Putting something into super each year will deliver you an immediate tax benefit, swapping your marginal tax rate for the 15 per cent super contribution rate.
It then also diversifies your asset base. Yes, you’re trying to build a business to do that for you. But should you really be having all your eggs in that one basket?
Also, it’s protected from any potential business creditors. And given the failure rate of small business, that should hold some attraction.
Dumping money in
Super’s rules for getting money into super are still pretty complex, when you start digging into them.
But there are two main limits most people should be aware of.
The first is “concessional contributions”. These are contributions where someone, either your employer or yourself, is claiming a tax deduction.
This covers the 10 per cent from your employer, anything you salary sacrifice or you contribute that you’re going to claim a deduction on.
The total of these contributions each year now can’t exceed $27,500.
Let’s take Ben, who earns $100,000. Ben’s employer puts in $10,000 each year into his super. Ben also salary sacrifices $10,000 – swapping a 34.5 per cent personal tax rate for 15 per cent in super (meaning his super kept an extra $1950 that would have otherwise gone to the tax office).
There’s $20,000 of his limit. If he still has capacity, he could make another $7500 contribution and get a tax deduction for it.

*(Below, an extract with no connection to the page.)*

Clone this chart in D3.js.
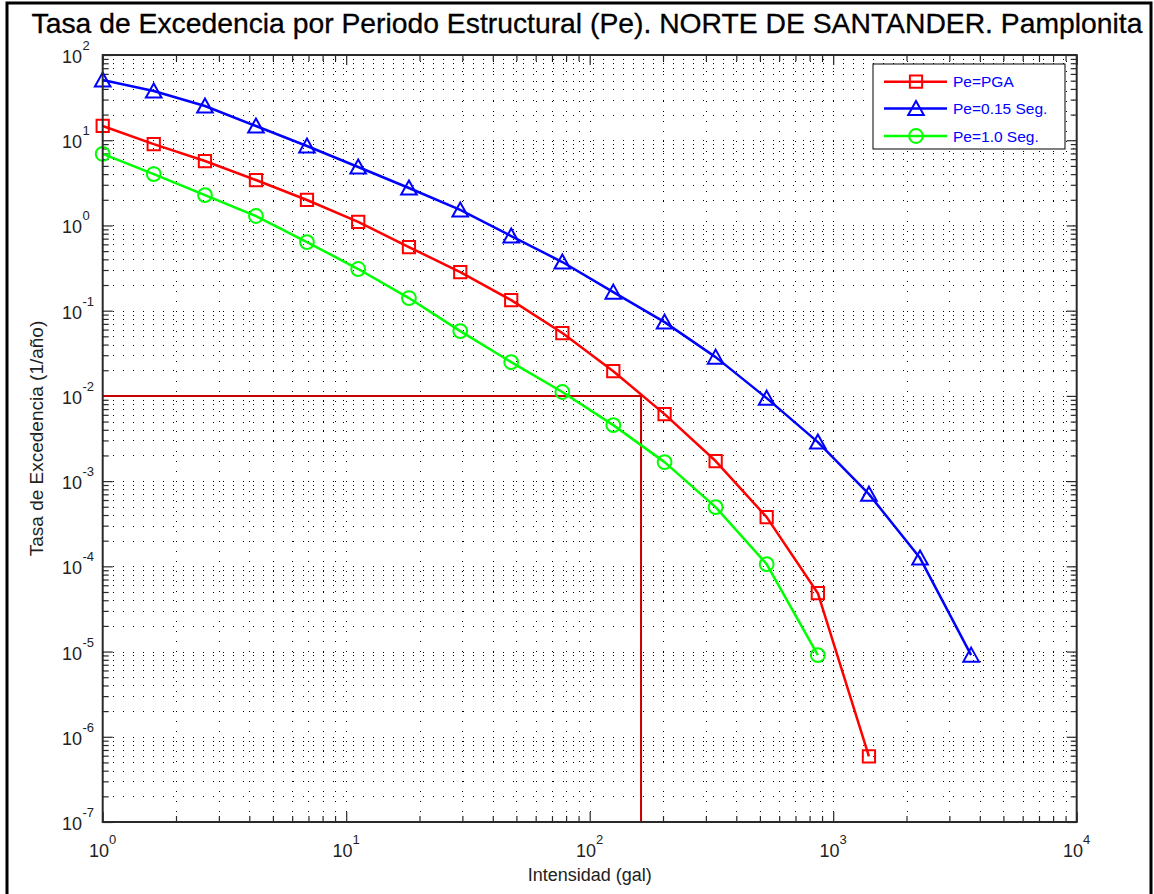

The other important limit – thought it’s generally only older Australians that will make use of it – is non-concessional contributions. And the limit for NCCs is $110,000 a year.
This is after-tax money. It isn’t taxed on the way in. Most people will use this to load up their super towards the end of their working lives, or when they’ve sold assets, such as investment properties, or received inheritances.
More in, earlier
Getting extra money into super, earlier in life, is important. Previous generations were literally able to shovel hundreds of thousands of dollars each year into super. That’s gone.
People should probably start from their early 30s. It doesn’t have be much. But even a few thousand dollars a year will make a huge difference. That amount should increase through your 40s.
And from your early 50s, you really need to ramp it up. Or you’re literally just donating unnecessarily to the tax office, both now and in the future.
That’s the basics of contributions. If it still sounds complex to you, I get that. But do not ignore this and bury your head in the sand. Get some professional help. There are tens of thousands of dollars of your money at stake.
Invest it properly
Equally important is how your money is invested.
How is your super invested? Don’t know? Don’t care?
Well, that’s plain stupid. It’s one of the easiest things to do and can have a massive impact on your future balance.
What if I told you that, for some, making changes here could add 50 per cent- or even double – their super by retirement?
It’s a question of risk and how much of that you’re prepared to take in your super. If you’re young and feel comfortable taking a higher risk, the possibilities are huge.
But don’t just up the risk in your super. That’s not right for everyone. Older Australians might, indeed, need to reduce the risk they’re taking, to preserve their wealth, rather than grow it. (For more detail, go to the next column – link below)
And a ripper year
And this advice without even mentioning how super performed in the last year.
I know many people don’t open their super fund statements when they arrive in the mail.
If that’s you, you really should make the effort this year. It’ll put a smile on your face.